SIOUX CITY | The Sioux City Council deferred demolition of the former YMCA on Nebraska Street at a Thursday hearing after viewing plans for a multi-million-dollar renovation of the derelict building.
Paul Bernard, managing member of Residential Equity Partners LLC, the Concord, California-based company that owns the building, told the council his company plans to invest around $3.3 million in the property to turn the structure into an office building, for which he already has two prospective tenants.
"This was built to be a YMCA; this was built to last forever," he said. "The building is still structurally solid."
In addition, Bernard said the company is in discussions to purchase the property to the south and build a $7.4 million five-story parking structure.
Bernard showed preliminary drawings to the council and said while he doesn't have a solid date for the proposed 18-month revitalization to begin, he plans to keep the building secure and maintain the premises in the meantime.

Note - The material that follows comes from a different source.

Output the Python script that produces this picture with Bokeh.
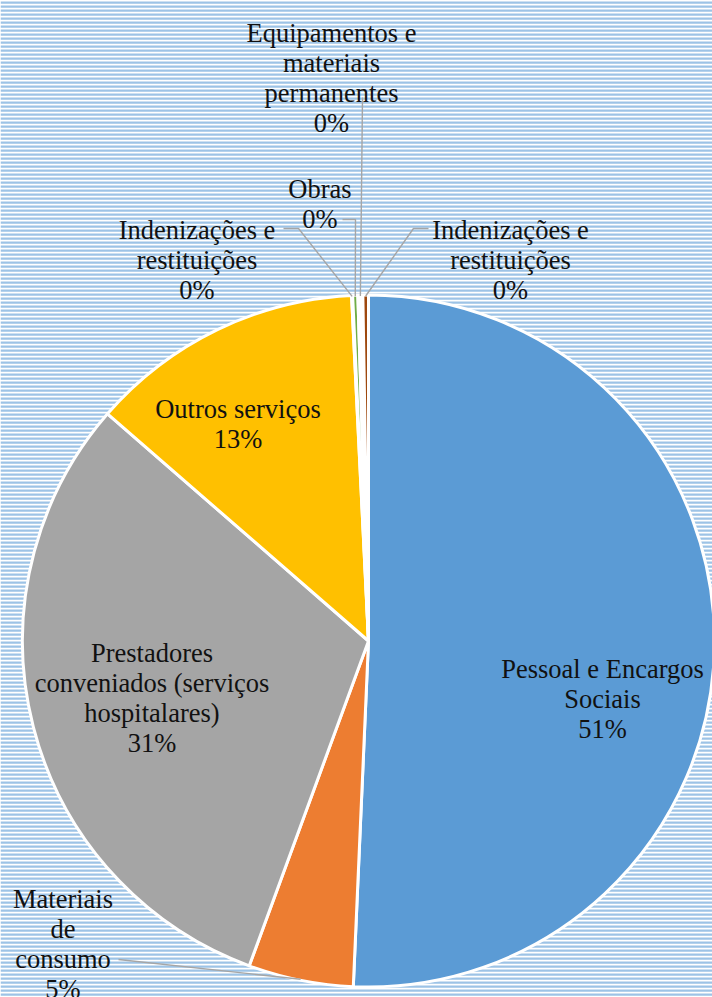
import math
import textwrap
import numpy as np
from bokeh.plotting import figure
from bokeh.models import Range1d
from bokeh.core.properties import value
from bokeh.embed import file_html
from bokeh.resources import INLINE

# ---------------- data ----------------
categories = [
    "Pessoal e Encargos Sociais",
    "Materiais de consumo",
    "Prestadores conveniados (serviços hospitalares)",
    "Outros serviços",
    "Indenizações e restituições",
    "Obras",
    "Equipamentos e materiais permanentes",
    "Indenizações e restituições",
]
values = [50.7, 4.9, 30.8, 12.82, 0.05, 0.24, 0.23, 0.26]
colors = ["#5B9BD5", "#ED7D31", "#A5A5A5", "#FFC000",
          "#FFFFFF", "#70AD47", "#FFFFFF", "#9E480E"]

# ---------------- layout (reference pixel coords: x, y from top) ----------------
W, H = 712, 997
CX, CY = 368.0, 640.5
R = 346
wrap_widths = [18, 9, 21, 15, 14, 14, 14, 14]
label_anchor = [(602, 668), (62.5, 898), (151.5, 652), (237.5, 408),
                (196.5, 229), (319.5, 188), (331, 32), (510, 229)]
LINE_STEP = 30
leader_knees = {1: [(118, 959)],
                4: [(283, 228), (298, 228)],
                5: [(342, 219), (355, 219)],
                6: [(362, 97)],
                7: [(428, 228), (413, 228)]}


def Y(yref):
    return H - yref


p = figure(width=W, height=H, output_backend="svg", toolbar_location=None,
           x_axis_type=None, y_axis_type=None, min_border=0,
           x_range=Range1d(0, W), y_range=Range1d(0, H))
p.grid.visible = False
p.outline_line_color = None
p.background_fill_color = "white"
p.border_fill_color = "white"

# striped background (decoration)
k = np.arange(0, 252)
tops = Y(1.0 + 4 * k)
bots = Y(3.25 + 4 * k)
p.quad(left=0, right=W, top=tops, bottom=bots, fill_color="#9DC3E6",
       line_color=None)

# pie
total = float(sum(values))
fr = np.array(values) / total
c1 = np.cumsum(fr)
c0 = c1 - fr
start = np.pi / 2 - 2 * np.pi * c1
end = np.pi / 2 - 2 * np.pi * c0
p.wedge(x=CX, y=Y(CY), radius=R, radius_units="screen",
        start_angle=start, end_angle=end, fill_color=colors,
        line_color="white", line_width=3)

# leader lines
for i, knees in leader_knees.items():
    mid = np.pi / 2 - 2 * np.pi * (c0[i] + c1[i]) / 2
    rx = CX + (R - 1) * math.cos(mid)
    ry = CY - (R - 1) * math.sin(mid)
    xs = [kx for kx, ky in knees] + [rx]
    ys = [Y(ky) for kx, ky in knees] + [Y(ry)]
    p.line(xs, ys, line_color="#A6A6A6", line_width=1.4)

# labels
tx, ty, tt = [], [], []
for i, cat in enumerate(categories):
    lines = textwrap.wrap(cat, wrap_widths[i])
    lines.append("%d%%" % round(fr[i] * 100))
    ax, ay = label_anchor[i]
    for j, ln in enumerate(lines):
        tx.append(ax)
        ty.append(Y(ay + j * LINE_STEP))
        tt.append(ln)
p.text(x=tx, y=ty, text=tt, text_font=value("Liberation Serif"),
       text_font_size="26.5px", text_align="center",
       text_baseline="alphabetic", text_color="#111111")

open("out.html", "w").write(file_html(p, INLINE))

The building has sat vacant since 2009, when the Siouxland YMCA sold it after moving across the river into the Norm Waitt Sr. YMCA building on the South Sioux City riverfront. It has changed hands twice since then, with conditions going downhill following gutting work that landed a former owner in prison for violation of asbestos removal standards.
Residential Equity Partners LLC, had purchased the building in October 2015 for $4,148.
The building landed on Thursday's hearing agenda along with seven other properties.
Bernard acknowledged his company had not done well with upkeep of the property but said he would begin work on closing off potential entrance points Friday.
Sioux City code enforcement manager Darrell Bullock said he agreed the building was sound, and that the inspections staff would entertain proposals by the council to allow the owner more time for development.
"I think he's made a very strong commitment by flying here from California to represent this building," Bullock said. "There have been some hiccups in maintenance along the way, and he's committed to making sure that doesn't happen."
Councilman Alex Watters said he believed the project merited a demolition deferral.
“Obviously we don’t want dilapidated properties around our city, but we’re not in the business of taking ones that are structurally sound, either," Watters said. "Especially if we can add something to this scale; I think the council wants that.”
The council voted 3-0 to defer the item until Dec. 4. Councilman Dan Moore and Mayor Bob Scott were absent from the meeting.